▶ [Task directions]:
Working from the data below, reproduce exactly the lines starting at the one that holds "Clone this chart in Altair." and ending at the one that holds "the move only". Pictures are excluded.

▶ [Dataset records]:

--------

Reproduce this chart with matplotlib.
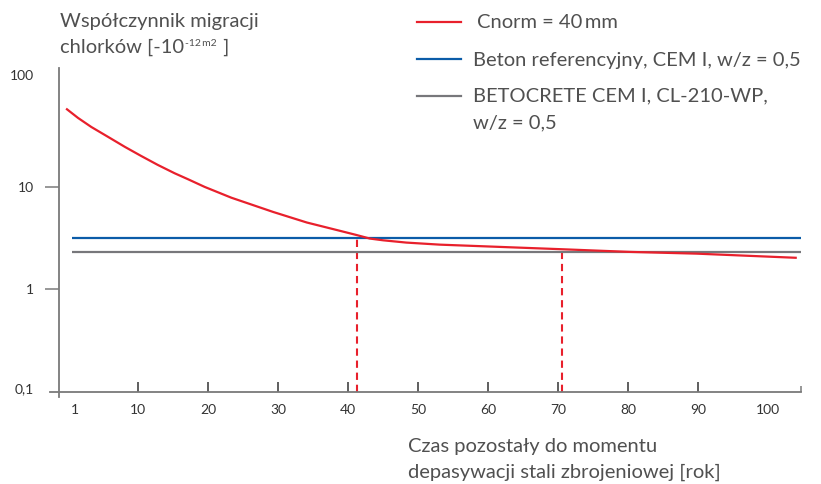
import numpy as np
import matplotlib
matplotlib.use("Agg")
import matplotlib.pyplot as plt
from matplotlib.lines import Line2D
from matplotlib.ticker import NullLocator, FixedLocator
from matplotlib.transforms import Affine2D, ScaledTranslation

plt.rcParams['font.family'] = ['Lato', 'DejaVu Sans']

# data
years = [-0.3, 1.4, 3.3, 5.7, 8.1, 10.4, 12.8, 15.2, 17.1, 19.5, 23.3, 29.3, 34.1,
         38.8, 41.2, 43.1, 45.0, 48.3, 53.1, 70.7, 80.2, 89.8, 104.1]
cnorm = [58.2, 47.2, 38.5, 30.8, 24.6, 20.1, 16.4, 13.6, 11.9, 10.0, 7.85, 5.69, 4.49,
         3.73, 3.39, 3.13, 3.01, 2.86, 2.73, 2.46, 2.32, 2.23, 2.03]
x_range = [0.6, 104.7]
beton_ref = 3.14
betocrete = 2.29
cross_x = [41.3, 70.6]
cross_y = [3.37, 2.46]

xticks = [1, 10, 20, 30, 40, 50, 60, 70, 80, 90, 100]
yticks = [0.1, 1, 10, 100]
ylabels = ['0,1', '1', '10', '100']

labels = ['Cnorm = 40\u2009mm', 'Beton referencyjny, CEM I, w/z = 0,5',
          'BETOCRETE CEM I, CL-210-WP,', 'w/z = 0,5']
red = '#e8202c'
blue = '#0b5ca8'
grey = '#77777b'
axc = '#7a7a7a'
txt = '#505050'
FS = 14.5

W, H = 821, 484
fig = plt.figure(figsize=(W / 100, H / 100), dpi=100)
ax = fig.add_axes([50 / W, (H - 391.7) / H, 751 / W, (391.7 - 68) / H])

ax.plot(years, cnorm, color=red, lw=1.6, solid_capstyle='butt', zorder=4)
ax.hlines(beton_ref, x_range[0], x_range[1], color=blue, lw=1.6, zorder=3)
ax.hlines(betocrete, x_range[0], x_range[1], color=grey, lw=1.6, zorder=3)
ax.vlines(cross_x, 0.1, cross_y, color=red, lw=1.5, linestyles=(0, (3.5, 2.3)), zorder=2)

ax.set_yscale('log')
ax.set_xlim(-2.6, 104.7)
ax.set_ylim(0.1, 145)
ax.yaxis.set_minor_locator(NullLocator())
ax.set_yticks(yticks)
ax.set_yticklabels(ylabels)
ax.set_xticks(xticks)
ax.set_xticklabels([str(t) for t in xticks])
ax.xaxis.set_minor_locator(FixedLocator([104.7]))

for s in ['top', 'right']:
    ax.spines[s].set_visible(False)
ax.spines['left'].set_position(('data', -1.3))
ax.spines['left'].set_bounds(0.089, 145)
for s in ['left', 'bottom']:
    ax.spines[s].set_color(axc)
    ax.spines[s].set_linewidth(1.3)

ax.tick_params(axis='y', direction='out', length=10, width=1.1, color=axc,
               labelsize=10, labelcolor='#333333', pad=8)
ax.tick_params(axis='x', which='major', direction='in', length=7, width=1.1, color='#333333',
               labelsize=10, labelcolor='#333333', pad=9)
ax.tick_params(axis='x', which='minor', direction='in', length=4, width=1.1, color=axc)

yt = ax.yaxis.get_major_ticks()
for i in (0, 3):
    yt[i].tick1line.set_visible(False)
xt = ax.xaxis.get_major_ticks()
for i in (0, 10):
    xt[i].tick1line.set_visible(False)

# nudge the outer y labels like in the source
for lab, dy in zip(ax.get_yticklabels(), [4, 0, 0, 10]):
    lab.set_transform(lab.get_transform() + ScaledTranslation(0, dy / 100, fig.dpi_scale_trans))

# pixel transform (origin top-left)
px = Affine2D().scale(1 / 100, -1 / 100).translate(0, H / 100) + fig.dpi_scale_trans
tkw = dict(transform=px, fontsize=FS, color=txt, va='baseline', ha='left')

# y axis title
fig.text(60, 27, 'Współczynnik migracji', **tkw)
t1 = fig.text(60, 53, 'chlorków [-10', **tkw)
t2 = ax.annotate('-12\u2009m2', xy=(1, 46.5), xycoords=(t1, px), xytext=(1, 0),
                 textcoords='offset pixels', fontsize=7.5, color=txt,
                 va='baseline', ha='left', annotation_clip=False)
ax.annotate(' ]', xy=(1, 53), xycoords=(t2, px), xytext=(1, 0),
            textcoords='offset pixels', fontsize=FS, color=txt,
            va='baseline', ha='left', annotation_clip=False)

# x axis title
fig.text(408, 452, 'Czas pozostały do momentu', **tkw)
fig.text(408, 478, 'depasywacji stali zbrojeniowej [rok]', **tkw)

# legend
leg_colors = [red, blue, grey]
leg_y = [22, 59.3, 96]
leg_base = [28.3, 65.7, 101.7, 128.3]
leg_tx = [477, 473, 473, 473]
for c, y in zip(leg_colors, leg_y):
    fig.add_artist(Line2D([417, 461], [y, y], transform=px, color=c, lw=1.6))
for lab, yb, tx in zip(labels, leg_base, leg_tx):
    fig.text(tx, yb, lab, **tkw)

fig.savefig('out.png', dpi=100)
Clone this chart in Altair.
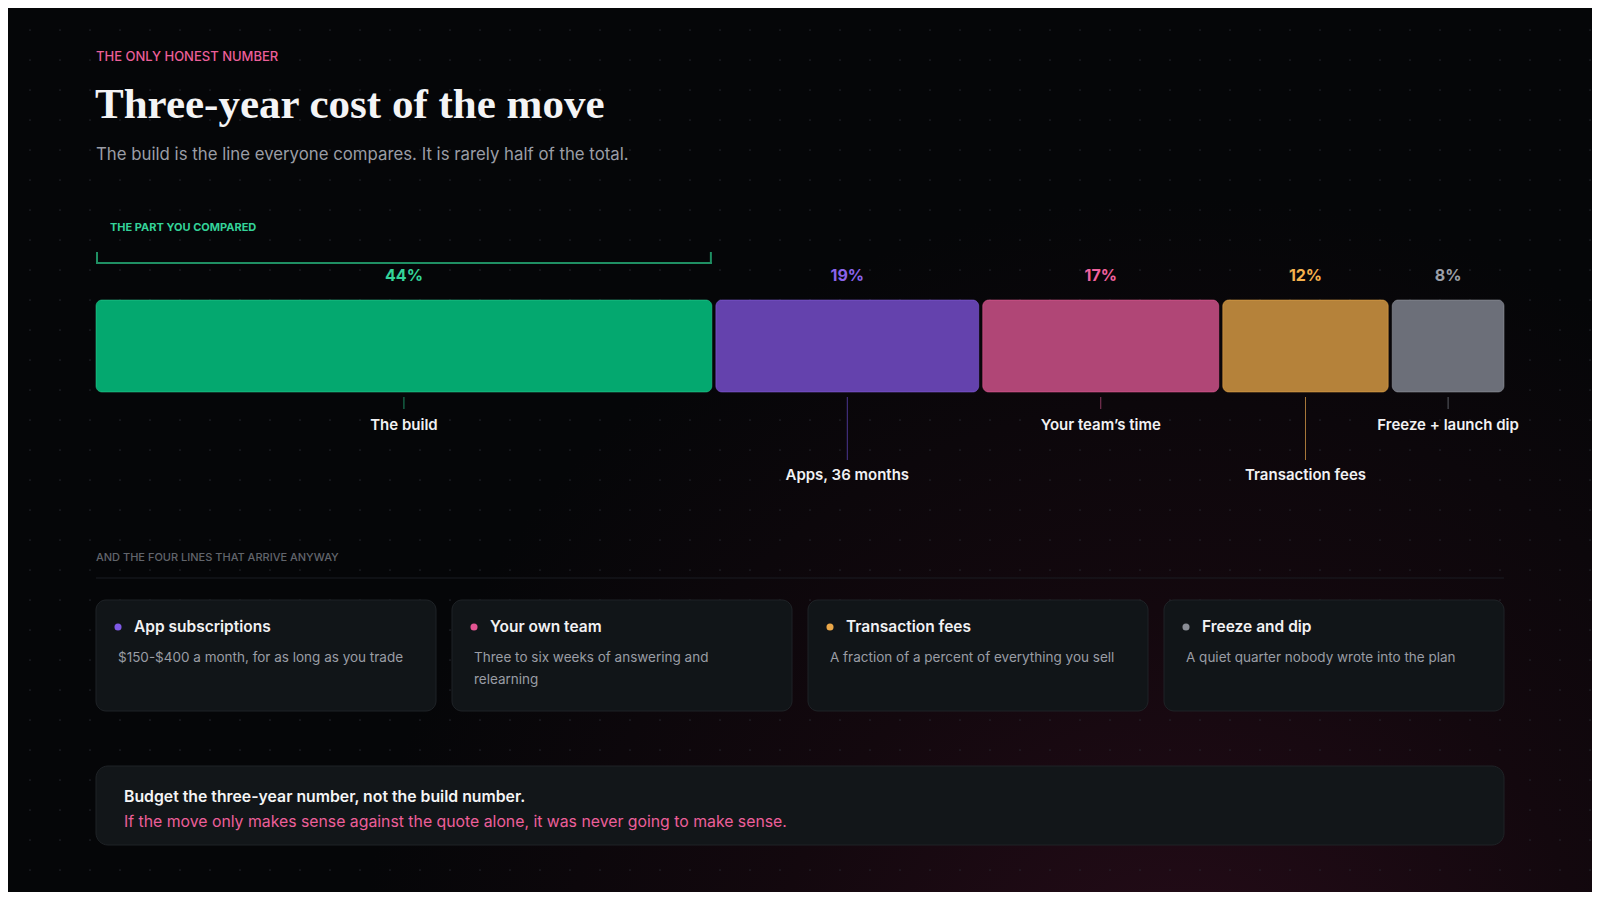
import altair as alt
import numpy as np
import pandas as pd

# ---- text ----
eyebrow = "THE ONLY HONEST NUMBER"
headline = "Three-year cost of the move"
subtitle = "The build is the line everyone compares. It is rarely half of the total."
bracket_label = "THE PART YOU COMPARED"
section_label = "AND THE FOUR LINES THAT ARRIVE ANYWAY"
takeaway = "Budget the three-year number, not the build number."
takeaway_note = "If the move only makes sense against the quote alone, it was never going to make sense."

# ---- the split of the three-year cost (percent) ----
segments = ["The build", "Apps, 36 months", "Your team\u2019s time", "Transaction fees", "Freeze + launch dip"]
shares = [43.9, 18.9, 17.0, 12.0, 8.2]
label_tier = [0, 1, 0, 1, 0]  # 0 = short leader, 1 = long leader
bar_colors = ["#04a86f", "#6442ad", "#b04676", "#b5823a", "#6c6f79"]
text_colors = ["#34d399", "#8b63ea", "#f0619d", "#f5b24e", "#9ca0a8"]
leader_colors = ["#1c8a60", "#4a3690", "#8c3a60", "#a8783a", "#5a5d64"]

# ---- cards ----
card_titles = ["App subscriptions", "Your own team", "Transaction fees", "Freeze and dip"]
card_notes = [
    "$150-$400 a month, for as long as you trade",
    "Three to six weeks of answering and\nrelearning",
    "A fraction of a percent of everything you sell",
    "A quiet quarter nobody wrote into the plan",
]
card_dots = ["#7f5ae6", "#e35592", "#eaa748", "#8a8d95"]

BG = "#050608"
W, H = 1584, 884

ends = np.cumsum(shares)
seg = pd.DataFrame({
    "segment": segments,
    "share": shares,
    "start": ends - np.array(shares),
    "end": ends,
    "tier": label_tier,
})
seg["mid"] = (seg["start"] + seg["end"]) / 2
seg["pct"] = seg["share"].round().astype(int).astype(str) + "%"

cards = pd.DataFrame({"slot": range(len(card_titles)), "title": card_titles, "note": card_notes})

xs = alt.Scale(domain=[0, 100], range=[88, 1500])
cs = alt.Scale(domain=[0, 4], range=[88, 1512])   # card slots, 356px apart
px = alt.Scale(domain=[0, W], range=[0, W])
py = alt.Scale(domain=[0, H], range=[0, H])


def caption(text, x, y, size, color, weight="normal", font="Inter", align="left", baseline="middle"):
    return alt.Chart(pd.DataFrame({"t": [text]})).mark_text(
        font=font, fontSize=size, fontWeight=weight, color=color, align=align, baseline=baseline
    ).encode(x=alt.value(x), y=alt.value(y), text="t:N")


# background glow + dot texture
one = pd.DataFrame({"k": [0]})
glow = alt.Chart(one).mark_rect(fill={
    "gradient": "radial", "x1": 0.74, "y1": 0.86, "x2": 0.74, "y2": 0.86, "r1": 0, "r2": 0.52,
    "stops": [
        {"offset": 0, "color": "#260c19"},
        {"offset": 0.5, "color": "#13080e"},
        {"offset": 1, "color": BG},
    ],
}).encode(x=alt.value(0), x2=alt.value(W), y=alt.value(0), y2=alt.value(H))

gx, gy = np.meshgrid(np.arange(30, 1600, 30) - 8, np.arange(30, 900, 30) - 8)
grid = pd.DataFrame({"gx": gx.ravel(), "gy": gy.ravel()})
dots = alt.Chart(grid).mark_circle(size=3, color="#2c2f37", opacity=0.75).encode(
    x=alt.X("gx:Q", scale=px, axis=None), y=alt.Y("gy:Q", scale=py, axis=None)
)

# bracket over the build
build = seg.iloc[[0]]
br_h = alt.Chart(build).mark_rule(color="#1f8f63", strokeWidth=2, x2Offset=-4).encode(
    x=alt.X("start:Q", scale=xs, axis=None), x2="end:Q", y=alt.value(255)
)
br_l = alt.Chart(build).mark_rule(color="#1f8f63", strokeWidth=2, xOffset=1).encode(
    x=alt.X("start:Q", scale=xs, axis=None), y=alt.value(244), y2=alt.value(256)
)
br_r = alt.Chart(build).mark_rule(color="#1f8f63", strokeWidth=2, xOffset=-5).encode(
    x=alt.X("end:Q", scale=xs, axis=None), y=alt.value(244), y2=alt.value(256)
)

bars = alt.Chart(seg).mark_bar(cornerRadius=6, x2Offset=-4, strokeWidth=1, strokeOpacity=0.5).encode(
    x=alt.X("start:Q", scale=xs, axis=None),
    x2="end:Q",
    y=alt.value(292),
    y2=alt.value(384),
    color=alt.Color("segment:N", scale=alt.Scale(domain=segments, range=bar_colors), legend=None),
    stroke=alt.Stroke("segment:N", scale=alt.Scale(domain=segments, range=text_colors), legend=None),
)

pcts = alt.Chart(seg).mark_text(font="Inter", fontSize=16, fontWeight="bold", baseline="middle", dx=-2).encode(
    x=alt.X("mid:Q", scale=xs, axis=None),
    y=alt.value(268),
    text="pct:N",
    color=alt.Color("segment:N", scale=alt.Scale(domain=segments, range=text_colors), legend=None),
)

leaders = alt.Chart(seg).mark_rule(strokeWidth=1, xOffset=-2).encode(
    x=alt.X("mid:Q", scale=xs, axis=None),
    y=alt.Y("tier:Q", scale=alt.Scale(domain=[0, 1], range=[401, 452]), axis=None),
    y2=alt.value(389),
    color=alt.Color("segment:N", scale=alt.Scale(domain=segments, range=leader_colors), legend=None),
)

names = alt.Chart(seg).mark_text(font="Inter", fontSize=15, fontWeight=600, color="#f1f1f3",
                                 baseline="middle", dx=-2).encode(
    x=alt.X("mid:Q", scale=xs, axis=None),
    y=alt.Y("tier:Q", scale=alt.Scale(domain=[0, 1], range=[416.5, 466.5]), axis=None),
    text="segment:N",
)

# divider + cards
divider = alt.Chart(one).mark_rule(color="#1a1d22", strokeWidth=1).encode(
    x=alt.value(88), x2=alt.value(1496), y=alt.value(570)
)
card_box = alt.Chart(cards).mark_rect(cornerRadius=10, fill="#111518", stroke="#1f2327",
                                      strokeWidth=1, x2Offset=340).encode(
    x=alt.X("slot:Q", scale=cs, axis=None), x2="slot:Q", y=alt.value(592), y2=alt.value(703)
)
card_dot = alt.Chart(cards).mark_circle(size=50, opacity=1, xOffset=22).encode(
    x=alt.X("slot:Q", scale=cs, axis=None),
    y=alt.value(619),
    color=alt.Color("title:N", scale=alt.Scale(domain=card_titles, range=card_dots), legend=None),
)
card_head = alt.Chart(cards).mark_text(font="Inter", fontSize=15.5, fontWeight=600, color="#f1f1f3",
                                       align="left", baseline="middle", dx=38).encode(
    x=alt.X("slot:Q", scale=cs, axis=None),
    y=alt.value(619),
    text="title:N",
)
card_note = alt.Chart(cards).mark_text(font="Inter", fontSize=13.5, color="#9a9da5", align="left",
                                       baseline="top", lineBreak="\n", lineHeight=22, dx=22).encode(
    x=alt.X("slot:Q", scale=cs, axis=None),
    y=alt.value(643),
    text="note:N",
)

# takeaway box
box = alt.Chart(one).mark_rect(cornerRadius=12, fill="#121619", stroke="#1f2327", strokeWidth=1).encode(
    x=alt.value(88), x2=alt.value(1496), y=alt.value(758), y2=alt.value(837)
)

chart = alt.layer(
    glow, dots,
    caption(eyebrow, 88, 49, 13, "#ec5f99", weight=500),
    caption(headline, 87, 110, 43, "#f4f4f5", weight="bold", font="Liberation Serif", baseline="alphabetic"),
    caption(subtitle, 88, 147, 16.8, "#9a9da5"),
    caption(bracket_label, 102, 220, 11, "#34d399", weight="bold"),
    br_h, br_l, br_r,
    bars, pcts, leaders, names,
    caption(section_label, 88, 550, 11, "#62656c", weight=500),
    divider, card_box, card_dot, card_head, card_note,
    box,
    caption(takeaway, 116, 789, 15.8, "#f4f4f5", weight=600),
    caption(takeaway_note, 116, 814, 15.8, "#ec5f99"),
).resolve_scale(
    x="independent", y="independent", color="independent", stroke="independent"
).properties(
    width=W, height=H, background=BG, padding=0,
    autosize=alt.AutoSizeParams(type="none"),
).configure_view(strokeWidth=0)

chart.save("out.html", embed_options={"renderer": "svg", "actions": False})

--------

▶ [Exercise answer]:
Clone this chart in Altair.
import altair as alt
import numpy as np
import pandas as pd

# ---- text ----
eyebrow = "THE ONLY HONEST NUMBER"
headline = "Three-year cost of the move"
subtitle = "The build is the line everyone compares. It is rarely half of the total."
bracket_label = "THE PART YOU COMPARED"
section_label = "AND THE FOUR LINES THAT ARRIVE ANYWAY"
takeaway = "Budget the three-year number, not the build number."
takeaway_note = "If the move only makes sense against the quote alone, it was never going to make sense."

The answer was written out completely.